Kann Liebe blind sein? Ein Interview mit Diplom-Psychologin Lisa Fischbach

Wie stehen Sie zu dem Konzept der Liebe auf den ersten Blick?

So romantisch das Bild auch sein mag, ich gebe zu bedenken, dass es sich bei der Liebe auf den ersten Blick nicht um Liebe handelt, sondern um Anziehung, Begierde oder Sehnsucht nach dem ersten Blick, die ausschließlich auf physischer Attraktivität basiert. Was aber eine Folge dessen ist: Wir geben unserem Gegenüber eine Chance, uns besser kennenzulernen. Wenn wir uns verlieben und daraus tatsächlich Liebe wird, verklären wir das im Nachhinein. Und richtig ist dann: Es hat mit einem Blick angefangen. Was oft vergessen wird, nachdem eine Beziehung entstand, ist dass es im späteren Verlauf des Kennenlernens auch einen zweiten, längeren Blick auf die Persönlichkeitseigenschaften gab. Erst danach zeigt sich, ob zwei Menschen gut zueinander passen und daraus eine tragfähige Beziehung werden kann. Dazu passt, dass sechs von zehn Befragten in der bevölkerungsrepräsentativen ElitePartner-Studie 2019 angaben, ihre Liebe hätte sich erst mit der Zeit entwickelt.

Glauben Sie, dass Beziehungen, die aufgrund charakterlicher Passung zustande gekommen sind, länger halten oder glücklicher sind?

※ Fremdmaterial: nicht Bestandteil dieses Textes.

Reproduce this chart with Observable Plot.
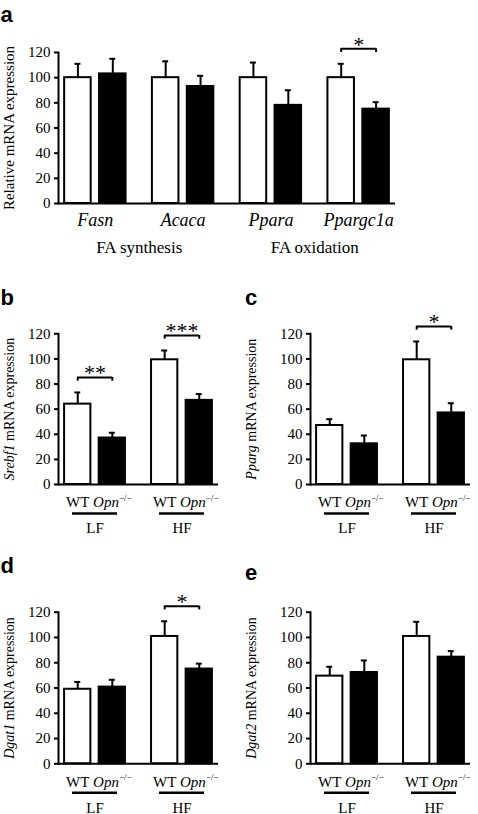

Davon bin ich überzeugt. Gutes Aussehen ist vergänglich, die Persönlichkeit und innere Schönheit bleiben stabiler. Wie sich das auf Beziehungen auswirkt, zeigen Befragungen von Langzeitpaaren. Ohne Frage, sich gegenseitig körperlich attraktiv zu finden, ist ein wichtiger Bestandteil in einer Beziehung – vor allem auch für Erotik und Sex. Aber Optik ist eben nicht alles.

Während viele Paare erst nach Jahren heiraten, läuten bei den Kandidatinnen und Kandidaten von „Love is blind“ nach nur 30 Tagen die Hochzeitsglocken. Was halten Sie von einem so schnellen Eheversprechen?

Ich halte es für gewagt, wenn aus dem Moment der Euphorie und dem hormonellen Überschwang der Verliebtheit geheiratet wird. Der Zustand der Verliebtheit ist ein Ausnahmezustand, der in keiner Weise mit dem Alltag einer Beziehung zu tun hat. Viele Botenstoffe im Gehirn haben eine andere Aktivität, beispielsweise sinkt der Serotoninspiegel stark ab und weist so eine Ähnlichkeit mit vielen psychischen Krankheiten auf. Das trägt dazu bei, dass Verliebte sich zeitweise in einem Zustand der „Unzurechnungsfähigkeit“ befinden können, sich dabei zu irrationalen Handlungen hinreißen lassen und Hemmschwellen abbauen.

Nach 30 Tagen mag man subjektiv das Gefühl haben, alles passt perfekt und das ist der passende Mensch für die Ewigkeit, doch wirkliche Passung zeigt sich erst mit der Zeit. Es mag sein, dass die Kandidatinnen und Kandidaten bei „Love is blind“ durch die Intensität der Situation in kurzer Zeit deutlich Intimeres von sich preisgeben als das Menschen machen würden, die sich im Alltag kennenlernen. Der intensive Austausch schafft ein besonderes Gefühl von Vertrauen, wenn man mag, was man hört. Dennoch zeigt sich erst mit der Zeit, wie jemand seine Worte in der Realität umsetzt, wie er sich im Alltag oder bei Stress und in Krisen verhält.